I travelled down to Surrey yesterday and had one of my least favourite experiences; trying to connect from Liverpool Street Station to Waterloo. For some reason, there are at least five different ways to do this, all of them involving at least one change and none of them very good.
But I had a couple of minutes spare when I got to Waterloo and was able to look around. It's not London's best train shed by any means; it's expansive, but it lacks the class of Saint Pancras or Liverpool Street. All the money was spent on the rather pompous frontage.
What I loved, though, were the huge hydraulic buffers at the end of the tracks - proudly marked with the name of Ransomes & Rapier, Ipswich. The firm is no more, unfortunately, but the buffers stand proud today.
There's something rather nice about old ironmongery. Many French villages retain their old village pumps - some still working, some purely decorative - and it's interesting how each region seems to have had its own dominant firm of ironfounders. It always makes me sad when I see an old pump or fountain that's fallen into disuse; but when they're working, and particularly when resplendent with a fresh coat of black paint, they give the place life and verve.

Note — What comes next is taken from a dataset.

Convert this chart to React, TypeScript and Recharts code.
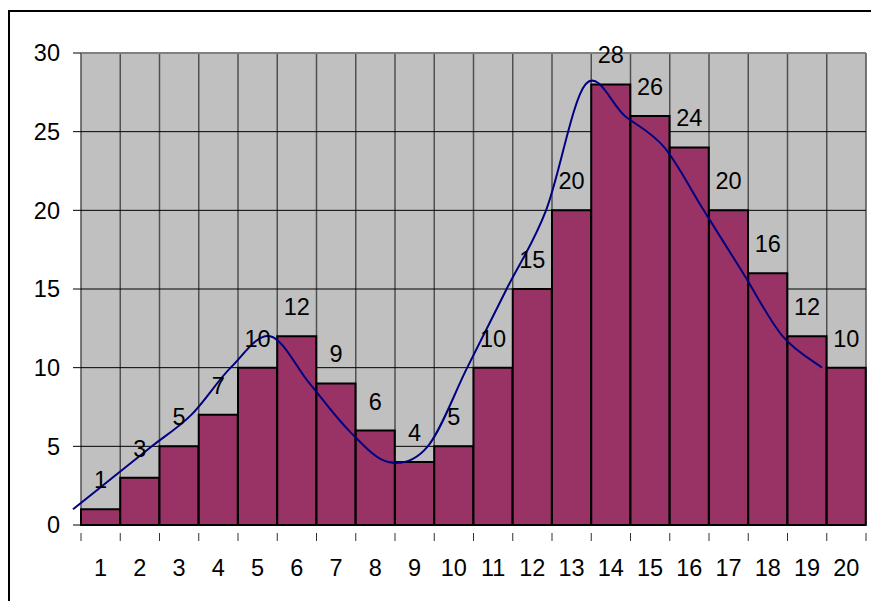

Old signal buoys sitting on the docks at King's Lynn, streaked with rust and spattered with estuarine mud, the lines of rivets like buttons on a guardsman's coat. The fine swing bridge at Leith, its x-shaped girders marching under the fine curve of the top beam. These are functional bits of metalwork, but they somehow have more than just functionality; they have character.
I wonder if we're now appreciating old ironwork not so much because of nostalgia for the past, as because architects like Calatrava, Richard Rogers, Frank Gehry and Edward Cullinan (designer of the Gridshell at the Weald & Downland Museum in Sussex) have accustomed us to looking at structures and grids, at exposed structural parts, rather than the veneers and smooth surfaces of conventional architecture?
Most people associate Victorian stations with John Betjeman and the old fogeys. They're looking at the picturesqueness of the work, at the echoes of Gothic architecture, the coats of arms of railway companies, the feeling of a lost world.
But I think the appreciation of elegant software solutions and post-modernist architecture gives you a different perspective on the Victorians and on functional ironwork. It's not about picturesqueness, but about the integrity and imagination of a daring structure - of a great bit of engineering.